**Prompt:** Copy the data below exactly, omitting any picture it contains.

**Data segment:**
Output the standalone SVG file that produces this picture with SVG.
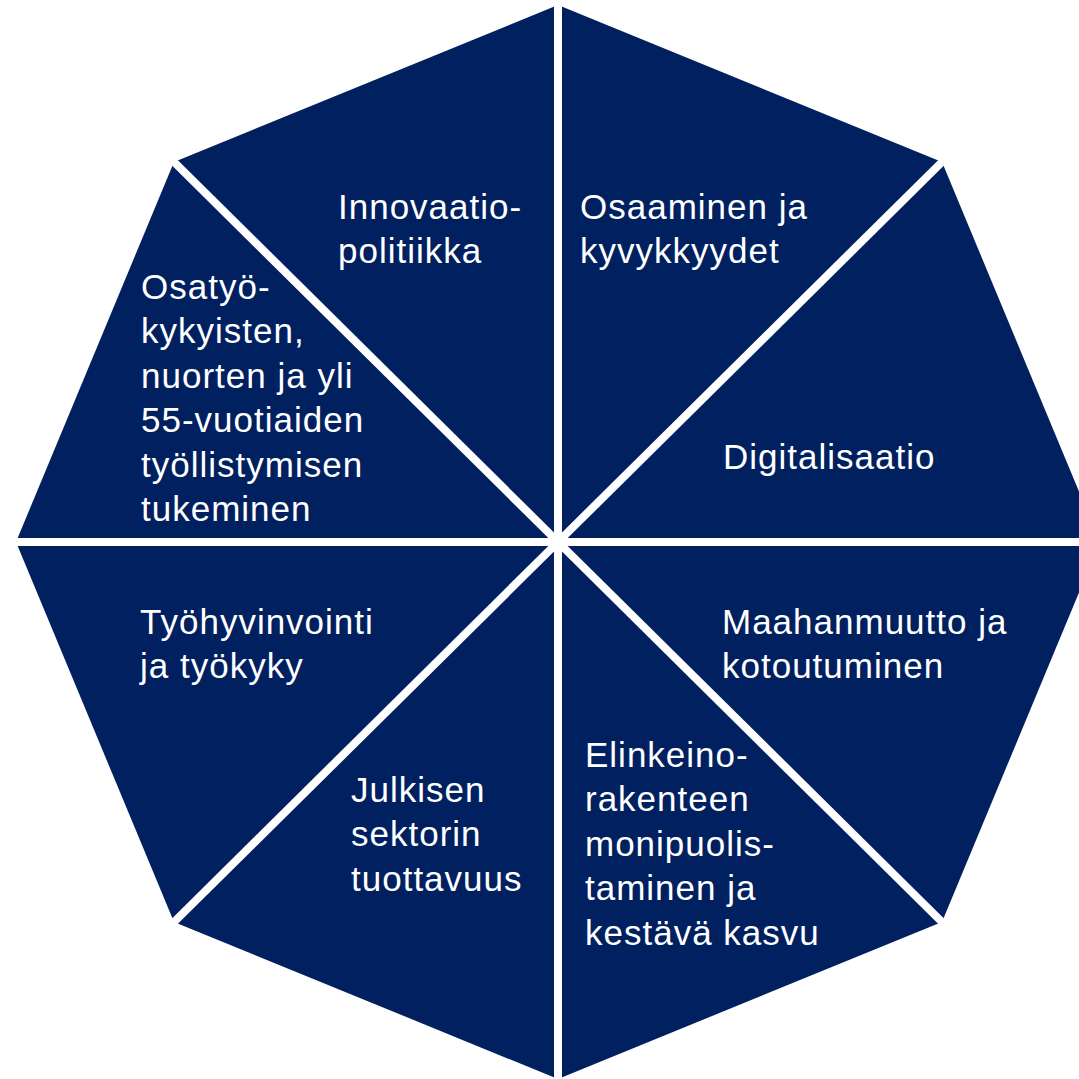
<svg xmlns="http://www.w3.org/2000/svg" width="1079" height="1079" viewBox="0 0 1079 1079">
<style>
.slice{fill:#002060}
.lbl{font-family:"Liberation Sans",Arial,sans-serif;font-size:35px;fill:#ffffff;letter-spacing:1px}
.gap{stroke:#ffffff;stroke-width:8;stroke-linecap:butt}
</style>
<rect width="1079" height="1079" fill="#ffffff"/>
<g id="slice-innovaatio">
<polygon class="slice" points="558,542 174,162 558,5"/>
<text class="lbl"><tspan x="338" y="219">Innovaatio-</tspan><tspan x="338" y="263">politiikka</tspan></text>
</g>
<g id="slice-osaaminen">
<polygon class="slice" points="558,542 558,5 942,162"/>
<text class="lbl"><tspan x="580" y="219">Osaaminen ja</tspan><tspan x="580" y="263">kyvykkyydet</tspan></text>
</g>
<g id="slice-digitalisaatio">
<polygon class="slice" points="558,542 942,162 1100,542"/>
<text class="lbl" x="723" y="469">Digitalisaatio</text>
</g>
<g id="slice-maahanmuutto">
<polygon class="slice" points="558,542 1100,542 942,922"/>
<text class="lbl"><tspan x="722" y="634">Maahanmuutto ja</tspan><tspan x="722" y="678">kotoutuminen</tspan></text>
</g>
<g id="slice-elinkeino">
<polygon class="slice" points="558,542 942,922 558,1079"/>
<text class="lbl"><tspan x="585" y="767">Elinkeino-</tspan><tspan x="585" y="811">rakenteen</tspan><tspan x="585" y="856">monipuolis-</tspan><tspan x="585" y="900">taminen ja</tspan><tspan x="585" y="945">kestävä kasvu</tspan></text>
</g>
<g id="slice-julkisen">
<polygon class="slice" points="558,542 558,1079 174,922"/>
<text class="lbl"><tspan x="351" y="802">Julkisen</tspan><tspan x="351" y="846">sektorin</tspan><tspan x="351" y="891">tuottavuus</tspan></text>
</g>
<g id="slice-tyohyvinvointi">
<polygon class="slice" points="558,542 174,922 16,542"/>
<text class="lbl"><tspan x="140" y="634">Työhyvinvointi</tspan><tspan x="140" y="678">ja työkyky</tspan></text>
</g>
<g id="slice-osatyokykyisten">
<polygon class="slice" points="558,542 16,542 174,162"/>
<text class="lbl"><tspan x="141" y="299">Osatyö-</tspan><tspan x="141" y="343">kykyisten,</tspan><tspan x="141" y="388">nuorten ja yli</tspan><tspan x="141" y="432">55-vuotiaiden</tspan><tspan x="141" y="477">työllistymisen</tspan><tspan x="141" y="521">tukeminen</tspan></text>
</g>
<g id="dividers">
<line class="gap" x1="558" y1="542" x2="558" y2="0"/>
<line class="gap" x1="558" y1="542" x2="558" y2="1079"/>
<line class="gap" x1="558" y1="542" x2="0" y2="542"/>
<line class="gap" x1="558" y1="542" x2="1079" y2="542"/>
<line class="gap" x1="558" y1="542" x2="168" y2="156"/>
<line class="gap" x1="558" y1="542" x2="948" y2="156"/>
<line class="gap" x1="558" y1="542" x2="948" y2="928"/>
<line class="gap" x1="558" y1="542" x2="168" y2="928"/>
</g>
</svg>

**Final answer:**
Output the standalone SVG file that produces this picture with SVG.
<svg xmlns="http://www.w3.org/2000/svg" width="1079" height="1079" viewBox="0 0 1079 1079">
<style>
.slice{fill:#002060}
.lbl{font-family:"Liberation Sans",Arial,sans-serif;font-size:35px;fill:#ffffff;letter-spacing:1px}
.gap{stroke:#ffffff;stroke-width:8;stroke-linecap:butt}
</style>
<rect width="1079" height="1079" fill="#ffffff"/>
<g id="slice-innovaatio">
<polygon class="slice" points="558,542 174,162 558,5"/>
<text class="lbl"><tspan x="338" y="219">Innovaatio-</tspan><tspan x="338" y="263">politiikka</tspan></text>
</g>
<g id="slice-osaaminen">
<polygon class="slice" points="558,542 558,5 942,162"/>
<text class="lbl"><tspan x="580" y="219">Osaaminen ja</tspan><tspan x="580" y="263">kyvykkyydet</tspan></text>
</g>
<g id="slice-digitalisaatio">
<polygon class="slice" points="558,542 942,162 1100,542"/>
<text class="lbl" x="723" y="469">Digitalisaatio</text>
</g>
<g id="slice-maahanmuutto">
<polygon class="slice" points="558,542 1100,542 942,922"/>
<text class="lbl"><tspan x="722" y="634">Maahanmuutto ja</tspan><tspan x="722" y="678">kotoutuminen</tspan></text>
</g>
<g id="slice-elinkeino">
<polygon class="slice" points="558,542 942,922 558,1079"/>
<text class="lbl"><tspan x="585" y="767">Elinkeino-</tspan><tspan x="585" y="811">rakenteen</tspan><tspan x="585" y="856">monipuolis-</tspan><tspan x="585" y="900">taminen ja</tspan><tspan x="585" y="945">kestävä kasvu</tspan></text>
</g>
<g id="slice-julkisen">
<polygon class="slice" points="558,542 558,1079 174,922"/>
<text class="lbl"><tspan x="351" y="802">Julkisen</tspan><tspan x="351" y="846">sektorin</tspan><tspan x="351" y="891">tuottavuus</tspan></text>
</g>
<g id="slice-tyohyvinvointi">
<polygon class="slice" points="558,542 174,922 16,542"/>
<text class="lbl"><tspan x="140" y="634">Työhyvinvointi</tspan><tspan x="140" y="678">ja työkyky</tspan></text>
</g>
<g id="slice-osatyokykyisten">
<polygon class="slice" points="558,542 16,542 174,162"/>
<text class="lbl"><tspan x="141" y="299">Osatyö-</tspan><tspan x="141" y="343">kykyisten,</tspan><tspan x="141" y="388">nuorten ja yli</tspan><tspan x="141" y="432">55-vuotiaiden</tspan><tspan x="141" y="477">työllistymisen</tspan><tspan x="141" y="521">tukeminen</tspan></text>
</g>
<g id="dividers">
<line class="gap" x1="558" y1="542" x2="558" y2="0"/>
<line class="gap" x1="558" y1="542" x2="558" y2="1079"/>
<line class="gap" x1="558" y1="542" x2="0" y2="542"/>
<line class="gap" x1="558" y1="542" x2="1079" y2="542"/>
<line class="gap" x1="558" y1="542" x2="168" y2="156"/>
<line class="gap" x1="558" y1="542" x2="948" y2="156"/>
<line class="gap" x1="558" y1="542" x2="948" y2="928"/>
<line class="gap" x1="558" y1="542" x2="168" y2="928"/>
</g>
</svg>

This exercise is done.